═════ Dataset excerpt

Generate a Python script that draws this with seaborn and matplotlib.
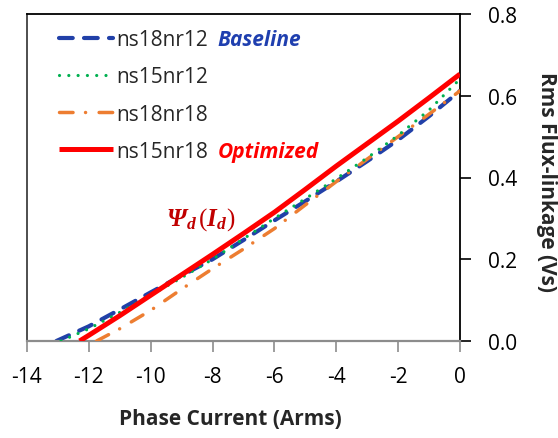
import numpy as np
import pandas as pd
import matplotlib
matplotlib.use("Agg")
import matplotlib.pyplot as plt
import seaborn as sns

# ---- data ----
x_ns18nr12 = [-13.05, -12, -11, -10, -9, -8, -7, -6, -5, -4, -3, -2, -1, 0]
y_ns18nr12 = [0.0, 0.036, 0.077, 0.119, 0.160, 0.200, 0.247, 0.295, 0.342, 0.390, 0.440, 0.492, 0.550, 0.612]

x_ns15nr12 = [-12.9, -12, -11, -10, -9, -8, -7, -6, -5, -4, -3, -2, -1, 0]
y_ns15nr12 = [0.0, 0.030, 0.070, 0.112, 0.155, 0.200, 0.250, 0.300, 0.348, 0.397, 0.448, 0.503, 0.565, 0.641]

x_ns18nr18 = [-11.75, -11, -10, -9, -8, -7, -6, -5, -4, -3, -2, -1, 0]
y_ns18nr18 = [0.0, 0.030, 0.075, 0.127, 0.177, 0.225, 0.275, 0.333, 0.390, 0.445, 0.500, 0.555, 0.612]

x_ns15nr18 = [-12.3, -12, -11, -10, -9, -8, -7, -6, -5, -4, -3, -2, -1, 0]
y_ns15nr18 = [0.0, 0.014, 0.062, 0.112, 0.162, 0.212, 0.263, 0.315, 0.371, 0.428, 0.483, 0.538, 0.595, 0.653]

series_names = ["ns18nr12", "ns15nr12", "ns18nr18", "ns15nr18"]
x_ticks = [-14, -12, -10, -8, -6, -4, -2, 0]
y_ticks = [0.0, 0.2, 0.4, 0.6, 0.8]
x_label = "Phase Current (Arms)"
y_label = "Rms Flux-linkage (Vs)"

sns.set_style("white")
plt.rcParams["font.family"] = ["Open Sans", "DejaVu Sans"]
plt.rcParams["mathtext.fontset"] = "custom"
plt.rcParams["mathtext.rm"] = "Liberation Serif"
plt.rcParams["mathtext.it"] = "Liberation Serif:italic"
plt.rcParams["mathtext.bf"] = "Liberation Serif:italic:bold"

fig = plt.figure(figsize=(5.58, 4.39), dpi=100)
ax = fig.add_axes([27/558, (439-342)/439, (460-27)/558, (342-15)/439])

blue = "#2140A8"
green = "#00B050"
orange = "#ED7D31"
red = "#FF0000"

d1 = pd.DataFrame({"x": x_ns18nr12, "y": y_ns18nr12})
d2 = pd.DataFrame({"x": x_ns15nr12, "y": y_ns15nr12})
d3 = pd.DataFrame({"x": x_ns18nr18, "y": y_ns18nr18})
d4 = pd.DataFrame({"x": x_ns15nr18, "y": y_ns15nr18})

sns.lineplot(data=d1, x="x", y="y", ax=ax, color=blue, lw=3.0, label=series_names[0], zorder=2)
sns.lineplot(data=d3, x="x", y="y", ax=ax, color=orange, lw=2.5, label=series_names[2], zorder=3)
sns.lineplot(data=d2, x="x", y="y", ax=ax, color=green, lw=2.3, label=series_names[1], zorder=4)
sns.lineplot(data=d4, x="x", y="y", ax=ax, color=red, lw=3.6, label=series_names[3], zorder=5)

lines = ax.get_lines()
l_blue, l_orange, l_green, l_red = lines[0], lines[1], lines[2], lines[3]
l_blue.set_dashes([3.3, 2.7]); l_blue.set_dash_capstyle("round")
l_green.set_dashes([0.01, 2.9]); l_green.set_dash_capstyle("round")
l_orange.set_dashes([3.9, 3.6, 0.01, 3.9]); l_orange.set_dash_capstyle("round")
l_red.set_solid_capstyle("butt")
for ln in lines:
    ln.set_solid_joinstyle("round")

ax.set_xlim(-14, 0)
ax.set_ylim(0, 0.8)
ax.set_xticks(x_ticks)
ax.set_xticklabels([str(t) for t in x_ticks])
ax.set_yticks(y_ticks)
ax.set_yticklabels([f"{t:.1f}" for t in y_ticks])

ax.yaxis.tick_right()
ax.yaxis.set_label_position("right")
ax.tick_params(axis="y", which="both", direction="out", length=8, width=1.2, color="black",
               labelsize=15, pad=12, right=True, left=False, labelcolor="black")
ax.tick_params(axis="x", which="both", direction="out", length=8, width=1.2, color="#8C8C8C",
               labelsize=15, pad=10, bottom=True, labelcolor="black")

for s in ["top", "right"]:
    ax.spines[s].set_color("black"); ax.spines[s].set_linewidth(1.3)
ax.spines["left"].set_color("#404040"); ax.spines["left"].set_linewidth(1.3)
ax.spines["bottom"].set_color("#8C8C8C"); ax.spines["bottom"].set_linewidth(1.6)

ax.set_xlabel(x_label, fontsize=15, fontweight="bold")
ax.set_ylabel(y_label, fontsize=15, fontweight="bold", rotation=270, labelpad=0)
ax.xaxis.set_label_coords(0.47, -0.205)
ax.yaxis.set_label_coords(1.225, 0.49)

handles, labels = ax.get_legend_handles_labels()
order = [labels.index(n) for n in series_names]
leg = ax.legend([handles[i] for i in order], [labels[i] for i in order],
                loc="upper left", bbox_to_anchor=(0.035, 1.005), frameon=False,
                fontsize=15, handlelength=2.6, handletextpad=0.15, labelspacing=0.78,
                borderpad=0.3)

fig.canvas.draw()
renderer = fig.canvas.get_renderer()
inv = ax.transAxes.inverted()
texts = leg.get_texts()
for txt, word, col in [(texts[0], "Baseline", "#1F3FAF"), (texts[3], "Optimized", red)]:
    bb = txt.get_window_extent(renderer)
    x0, y0 = inv.transform((bb.x1, (bb.y0 + bb.y1) / 2))
    ax.text(x0 + 0.022, y0, word, transform=ax.transAxes, fontsize=15,
            fontweight="bold", style="italic", color=col, va="center", ha="left")

ax.text(-9.5, 0.30, r"$\mathbf{\Psi_d}\,\mathrm{(}\mathbf{I_d}\mathrm{)}$",
        fontsize=18, color="#C00000", ha="left", va="center")

fig.savefig("out.png", dpi=100)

══════════

» **What to produce**
Pull out and copy each line containing the string "matplotlib".

» **Finished answer**
Generate a Python script that draws this with seaborn and matplotlib.
import matplotlib
matplotlib.use("Agg")
import matplotlib.pyplot as plt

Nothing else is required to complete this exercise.